### EXERCISE TASK
Repeat the listing word for word. No pictures belong in the copy.

-- Start of INFORMATION SHOWN --

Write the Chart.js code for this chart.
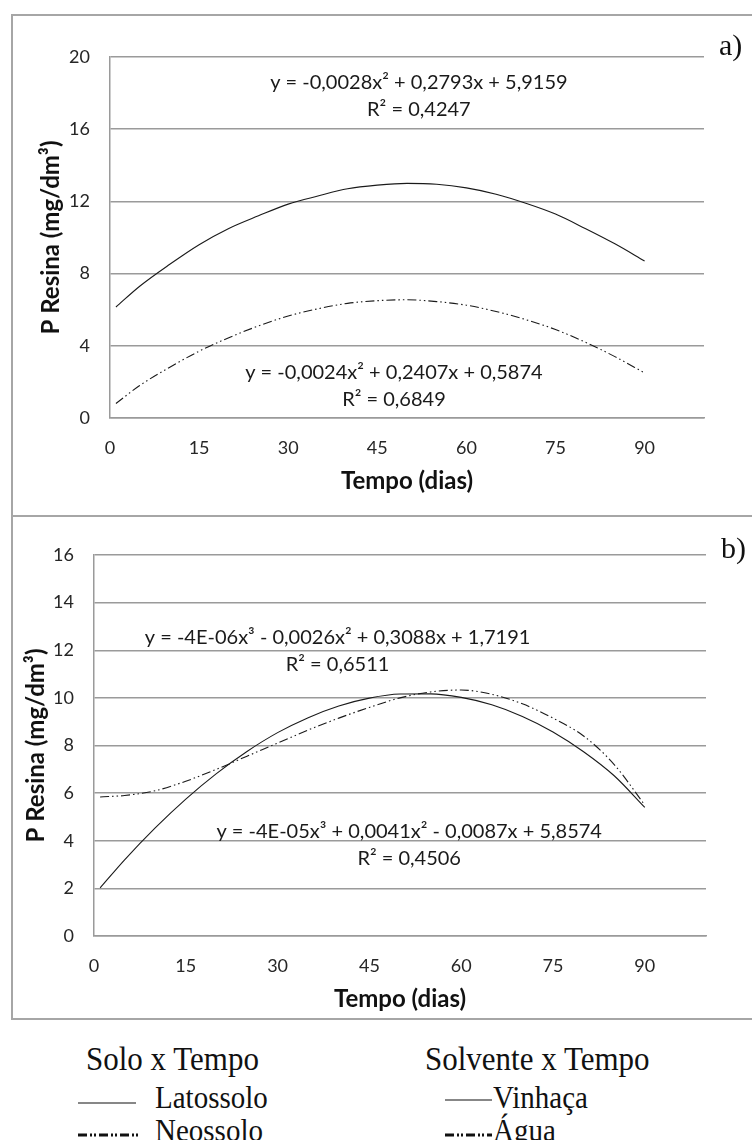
<!DOCTYPE html>
<html>
<head>
<meta charset="utf-8">
<script src="https://cdn.jsdelivr.net/npm/chart.js@4/dist/chart.umd.min.js"></script>
<style>
  body { margin: 0; background: #fff; width: 752px; height: 1140px; overflow: hidden; position: relative; }
  .painel { position: absolute; left: 11px; width: 770px; border: 2px solid #a6a6a6; box-sizing: border-box; }
  #painelA { top: 14px; height: 503px; }
  #painelB { top: 515px; height: 505px; }
  canvas { position: absolute; left: 12px; }
  #graficoA { top: 15px; }
  #graficoB { top: 515px; }
  .letra { position: absolute; font-family: "Liberation Serif", serif; font-size: 30px; color: #111; }
  .leg { position: absolute; font-family: "Liberation Serif", serif; color: #111; white-space: nowrap; line-height: 1; transform-origin: left center; transform: scaleY(1.1); }
  .tit { font-size: 31px; }
  .item { font-size: 29px; }
  svg { position: absolute; }
</style>
</head>
<body>
<div class="painel" id="painelA"></div>
<div class="painel" id="painelB"></div>
<canvas id="graficoA" width="740" height="500"></canvas>
<canvas id="graficoB" width="740" height="503"></canvas>
<div class="letra" style="left:719px; top:28px;">a)</div>
<div class="letra" style="left:721px; top:531px;">b)</div>

<!-- legenda de baixo -->
<div class="leg tit" style="left:86px; top:1043px;">Solo x Tempo</div>
<div class="leg tit" style="left:425px; top:1043px;">Solvente x Tempo</div>
<svg style="left:76px; top:1096px;" width="64" height="12"><line x1="2" y1="7" x2="60" y2="7" stroke="#111" stroke-width="1.2"/></svg>
<div class="leg item" style="left:155px; top:1083px;">Latossolo</div>
<svg style="left:76px; top:1128px;" width="64" height="12"><line x1="2" y1="7" x2="62" y2="7" stroke="#111" stroke-width="3" stroke-dasharray="9,3,2,2,2,3"/></svg>
<div class="leg item" style="left:155px; top:1116px;">Neossolo</div>
<svg style="left:443px; top:1093px;" width="52" height="12"><line x1="2" y1="7" x2="49" y2="7" stroke="#111" stroke-width="1.2"/></svg>
<div class="leg item" style="left:493px; top:1083px;">Vinhaça</div>
<svg style="left:443px; top:1128px;" width="52" height="12"><line x1="2" y1="7" x2="49" y2="7" stroke="#111" stroke-width="3" stroke-dasharray="9,3,2,2,2,3"/></svg>
<div class="leg item" style="left:493px; top:1116px;">Água</div>

<script>
// dias das curvas
const dias = [1, 5, 10, 15, 20, 25, 30, 35, 40, 45, 50, 55, 60, 65, 70, 75, 80, 85, 90];

// a) solo x tempo
const latossolo = [6.15, 7.3, 8.5, 9.6, 10.5, 11.2, 11.85, 12.3, 12.7, 12.9, 13.0, 12.95, 12.75, 12.4, 11.9, 11.3, 10.5, 9.65, 8.7];
const neossolo  = [0.8, 1.8, 2.8, 3.7, 4.45, 5.1, 5.65, 6.05, 6.35, 6.5, 6.55, 6.45, 6.25, 5.9, 5.45, 4.9, 4.2, 3.4, 2.5];

// b) solvente x tempo
const vinhaca = [2.02, 3.2, 4.54, 5.75, 6.82, 7.75, 8.54, 9.17, 9.66, 9.99, 10.16, 10.17, 10.02, 9.71, 9.22, 8.57, 7.74, 6.73, 5.4];
const agua    = [5.84, 5.9, 6.1, 6.5, 7.0, 7.55, 8.1, 8.65, 9.15, 9.6, 10.0, 10.25, 10.33, 10.15, 9.75, 9.15, 8.4, 7.2, 5.5];

// eixos
const ticksX = [0, 15, 30, 45, 60, 75, 90];
const ticksYA = [0, 4, 8, 12, 16, 20];
const ticksYB = [0, 2, 4, 6, 8, 10, 12, 14, 16];

// equacoes das linhas de tendencia
const eqLatossolo = ['y = -0,0028x² + 0,2793x + 5,9159', 'R² = 0,4247'];
const eqNeossolo  = ['y = -0,0024x² + 0,2407x + 0,5874', 'R² = 0,6849'];
const eqVinhaca   = ['y = -4E-06x³ - 0,0026x² + 0,3088x + 1,7191', 'R² = 0,6511'];
const eqAgua      = ['y = -4E-05x³ + 0,0041x² - 0,0087x + 5,8574', 'R² = 0,4506'];

const tracoPonto = [9, 3, 1.5, 3, 1.5, 3];

function pontos(ys) {
  return dias.map((d, i) => ({ x: d, y: ys[i] }));
}

const equacoes = {
  id: 'equacoes',
  afterDatasetsDraw(chart, args, opts) {
    const ctx = chart.ctx;
    const sx = chart.scales.x, sy = chart.scales.y;
    ctx.save();
    ctx.font = '20px Lato';
    ctx.fillStyle = '#1a1a1a';
    ctx.textAlign = 'center';
    ctx.textBaseline = 'middle';
    for (const e of opts.itens) {
      const px = sx.getPixelForValue(e.x);
      const py = sy.getPixelForValue(e.y);
      e.linhas.forEach((t, i) => ctx.fillText(t, px, py + i * 27));
    }
    ctx.restore();
  }
};

function criar(id, series, ticksY, larguraY, alturaX, pad, tituloYPad, tituloXPad, itens) {
  const ctx = document.getElementById(id);
  return new Chart(ctx, {
    type: 'scatter',
    data: {
      datasets: series.map(s => ({
        data: pontos(s.valores),
        showLine: true,
        borderColor: '#1a1a1a',
        borderWidth: 1.1,
        borderDash: s.traco,
        pointRadius: 0,
        cubicInterpolationMode: 'monotone',
        fill: false
      }))
    },
    options: {
      responsive: false,
      animation: false,
      devicePixelRatio: 1,
      layout: { padding: pad },
      plugins: {
        legend: { display: false },
        tooltip: { enabled: false },
        equacoes: { itens: itens }
      },
      scales: {
        x: {
          type: 'linear',
          min: 0,
          max: 100,
          afterBuildTicks: sc => { sc.ticks = ticksX.map(v => ({ value: v })); },
          afterFit: sc => { sc.height = alturaX; },
          grid: { display: false, drawTicks: false },
          border: { display: true, color: '#9a9a9a', width: 1.5 },
          ticks: { color: '#262626', font: { family: 'Lato', size: 18 }, padding: 19, maxRotation: 0 },
          title: {
            display: true,
            text: 'Tempo (dias)',
            color: '#111',
            font: { family: 'Lato', size: 24, weight: 'bold' },
            padding: { top: 0, bottom: tituloXPad }
          }
        },
        y: {
          min: ticksY[0],
          max: ticksY[ticksY.length - 1],
          afterBuildTicks: sc => { sc.ticks = ticksY.map(v => ({ value: v })); },
          afterFit: sc => { sc.width = larguraY; },
          grid: { color: '#9a9a9a', lineWidth: 1.5, drawTicks: false },
          border: { display: true, color: '#9a9a9a', width: 1.5 },
          ticks: { color: '#262626', font: { family: 'Lato', size: 18 }, padding: 20 },
          title: {
            display: true,
            text: 'P Resina (mg/dm³)',
            color: '#111',
            font: { family: 'Lato', size: 24, weight: 'bold' },
            padding: { top: tituloYPad }
          }
        }
      }
    },
    plugins: [equacoes]
  });
}

criar('graficoA',
  [{ valores: latossolo, traco: [] }, { valores: neossolo, traco: tracoPonto }],
  ticksYA, 98, 97, { top: 42, right: 48, left: 0, bottom: 0 }, 25, 19,
  [{ x: 52, y: 18.56, linhas: eqLatossolo }, { x: 47.8, y: 2.5, linhas: eqNeossolo }]);

criar('graficoB',
  [{ valores: vinhaca, traco: [] }, { valores: agua, traco: tracoPonto }],
  ticksYB, 82, 82, { top: 40, right: 46, left: 0, bottom: 0 }, 10, 4,
  [{ x: 39.8, y: 12.52, linhas: eqVinhaca }, { x: 51.5, y: 4.37, linhas: eqAgua }]);
</script>
</body>
</html>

-- End of INFORMATION SHOWN --

### FINISHED ANSWER
Write the Chart.js code for this chart.
<!DOCTYPE html>
<html>
<head>
<meta charset="utf-8">
<script src="https://cdn.jsdelivr.net/npm/chart.js@4/dist/chart.umd.min.js"></script>
<style>
  body { margin: 0; background: #fff; width: 752px; height: 1140px; overflow: hidden; position: relative; }
  .painel { position: absolute; left: 11px; width: 770px; border: 2px solid #a6a6a6; box-sizing: border-box; }
  #painelA { top: 14px; height: 503px; }
  #painelB { top: 515px; height: 505px; }
  canvas { position: absolute; left: 12px; }
  #graficoA { top: 15px; }
  #graficoB { top: 515px; }
  .letra { position: absolute; font-family: "Liberation Serif", serif; font-size: 30px; color: #111; }
  .leg { position: absolute; font-family: "Liberation Serif", serif; color: #111; white-space: nowrap; line-height: 1; transform-origin: left center; transform: scaleY(1.1); }
  .tit { font-size: 31px; }
  .item { font-size: 29px; }
  svg { position: absolute; }
</style>
</head>
<body>
<div class="painel" id="painelA"></div>
<div class="painel" id="painelB"></div>
<canvas id="graficoA" width="740" height="500"></canvas>
<canvas id="graficoB" width="740" height="503"></canvas>
<div class="letra" style="left:719px; top:28px;">a)</div>
<div class="letra" style="left:721px; top:531px;">b)</div>

<!-- legenda de baixo -->
<div class="leg tit" style="left:86px; top:1043px;">Solo x Tempo</div>
<div class="leg tit" style="left:425px; top:1043px;">Solvente x Tempo</div>
<svg style="left:76px; top:1096px;" width="64" height="12"><line x1="2" y1="7" x2="60" y2="7" stroke="#111" stroke-width="1.2"/></svg>
<div class="leg item" style="left:155px; top:1083px;">Latossolo</div>
<svg style="left:76px; top:1128px;" width="64" height="12"><line x1="2" y1="7" x2="62" y2="7" stroke="#111" stroke-width="3" stroke-dasharray="9,3,2,2,2,3"/></svg>
<div class="leg item" style="left:155px; top:1116px;">Neossolo</div>
<svg style="left:443px; top:1093px;" width="52" height="12"><line x1="2" y1="7" x2="49" y2="7" stroke="#111" stroke-width="1.2"/></svg>
<div class="leg item" style="left:493px; top:1083px;">Vinhaça</div>
<svg style="left:443px; top:1128px;" width="52" height="12"><line x1="2" y1="7" x2="49" y2="7" stroke="#111" stroke-width="3" stroke-dasharray="9,3,2,2,2,3"/></svg>
<div class="leg item" style="left:493px; top:1116px;">Água</div>

<script>
// dias das curvas
const dias = [1, 5, 10, 15, 20, 25, 30, 35, 40, 45, 50, 55, 60, 65, 70, 75, 80, 85, 90];

// a) solo x tempo
const latossolo = [6.15, 7.3, 8.5, 9.6, 10.5, 11.2, 11.85, 12.3, 12.7, 12.9, 13.0, 12.95, 12.75, 12.4, 11.9, 11.3, 10.5, 9.65, 8.7];
const neossolo  = [0.8, 1.8, 2.8, 3.7, 4.45, 5.1, 5.65, 6.05, 6.35, 6.5, 6.55, 6.45, 6.25, 5.9, 5.45, 4.9, 4.2, 3.4, 2.5];

// b) solvente x tempo
const vinhaca = [2.02, 3.2, 4.54, 5.75, 6.82, 7.75, 8.54, 9.17, 9.66, 9.99, 10.16, 10.17, 10.02, 9.71, 9.22, 8.57, 7.74, 6.73, 5.4];
const agua    = [5.84, 5.9, 6.1, 6.5, 7.0, 7.55, 8.1, 8.65, 9.15, 9.6, 10.0, 10.25, 10.33, 10.15, 9.75, 9.15, 8.4, 7.2, 5.5];

// eixos
const ticksX = [0, 15, 30, 45, 60, 75, 90];
const ticksYA = [0, 4, 8, 12, 16, 20];
const ticksYB = [0, 2, 4, 6, 8, 10, 12, 14, 16];

// equacoes das linhas de tendencia
const eqLatossolo = ['y = -0,0028x² + 0,2793x + 5,9159', 'R² = 0,4247'];
const eqNeossolo  = ['y = -0,0024x² + 0,2407x + 0,5874', 'R² = 0,6849'];
const eqVinhaca   = ['y = -4E-06x³ - 0,0026x² + 0,3088x + 1,7191', 'R² = 0,6511'];
const eqAgua      = ['y = -4E-05x³ + 0,0041x² - 0,0087x + 5,8574', 'R² = 0,4506'];

const tracoPonto = [9, 3, 1.5, 3, 1.5, 3];

function pontos(ys) {
  return dias.map((d, i) => ({ x: d, y: ys[i] }));
}

const equacoes = {
  id: 'equacoes',
  afterDatasetsDraw(chart, args, opts) {
    const ctx = chart.ctx;
    const sx = chart.scales.x, sy = chart.scales.y;
    ctx.save();
    ctx.font = '20px Lato';
    ctx.fillStyle = '#1a1a1a';
    ctx.textAlign = 'center';
    ctx.textBaseline = 'middle';
    for (const e of opts.itens) {
      const px = sx.getPixelForValue(e.x);
      const py = sy.getPixelForValue(e.y);
      e.linhas.forEach((t, i) => ctx.fillText(t, px, py + i * 27));
    }
    ctx.restore();
  }
};

function criar(id, series, ticksY, larguraY, alturaX, pad, tituloYPad, tituloXPad, itens) {
  const ctx = document.getElementById(id);
  return new Chart(ctx, {
    type: 'scatter',
    data: {
      datasets: series.map(s => ({
        data: pontos(s.valores),
        showLine: true,
        borderColor: '#1a1a1a',
        borderWidth: 1.1,
        borderDash: s.traco,
        pointRadius: 0,
        cubicInterpolationMode: 'monotone',
        fill: false
      }))
    },
    options: {
      responsive: false,
      animation: false,
      devicePixelRatio: 1,
      layout: { padding: pad },
      plugins: {
        legend: { display: false },
        tooltip: { enabled: false },
        equacoes: { itens: itens }
      },
      scales: {
        x: {
          type: 'linear',
          min: 0,
          max: 100,
          afterBuildTicks: sc => { sc.ticks = ticksX.map(v => ({ value: v })); },
          afterFit: sc => { sc.height = alturaX; },
          grid: { display: false, drawTicks: false },
          border: { display: true, color: '#9a9a9a', width: 1.5 },
          ticks: { color: '#262626', font: { family: 'Lato', size: 18 }, padding: 19, maxRotation: 0 },
          title: {
            display: true,
            text: 'Tempo (dias)',
            color: '#111',
            font: { family: 'Lato', size: 24, weight: 'bold' },
            padding: { top: 0, bottom: tituloXPad }
          }
        },
        y: {
          min: ticksY[0],
          max: ticksY[ticksY.length - 1],
          afterBuildTicks: sc => { sc.ticks = ticksY.map(v => ({ value: v })); },
          afterFit: sc => { sc.width = larguraY; },
          grid: { color: '#9a9a9a', lineWidth: 1.5, drawTicks: false },
          border: { display: true, color: '#9a9a9a', width: 1.5 },
          ticks: { color: '#262626', font: { family: 'Lato', size: 18 }, padding: 20 },
          title: {
            display: true,
            text: 'P Resina (mg/dm³)',
            color: '#111',
            font: { family: 'Lato', size: 24, weight: 'bold' },
            padding: { top: tituloYPad }
          }
        }
      }
    },
    plugins: [equacoes]
  });
}

criar('graficoA',
  [{ valores: latossolo, traco: [] }, { valores: neossolo, traco: tracoPonto }],
  ticksYA, 98, 97, { top: 42, right: 48, left: 0, bottom: 0 }, 25, 19,
  [{ x: 52, y: 18.56, linhas: eqLatossolo }, { x: 47.8, y: 2.5, linhas: eqNeossolo }]);

criar('graficoB',
  [{ valores: vinhaca, traco: [] }, { valores: agua, traco: tracoPonto }],
  ticksYB, 82, 82, { top: 40, right: 46, left: 0, bottom: 0 }, 10, 4,
  [{ x: 39.8, y: 12.52, linhas: eqVinhaca }, { x: 51.5, y: 4.37, linhas: eqAgua }]);
</script>
</body>
</html>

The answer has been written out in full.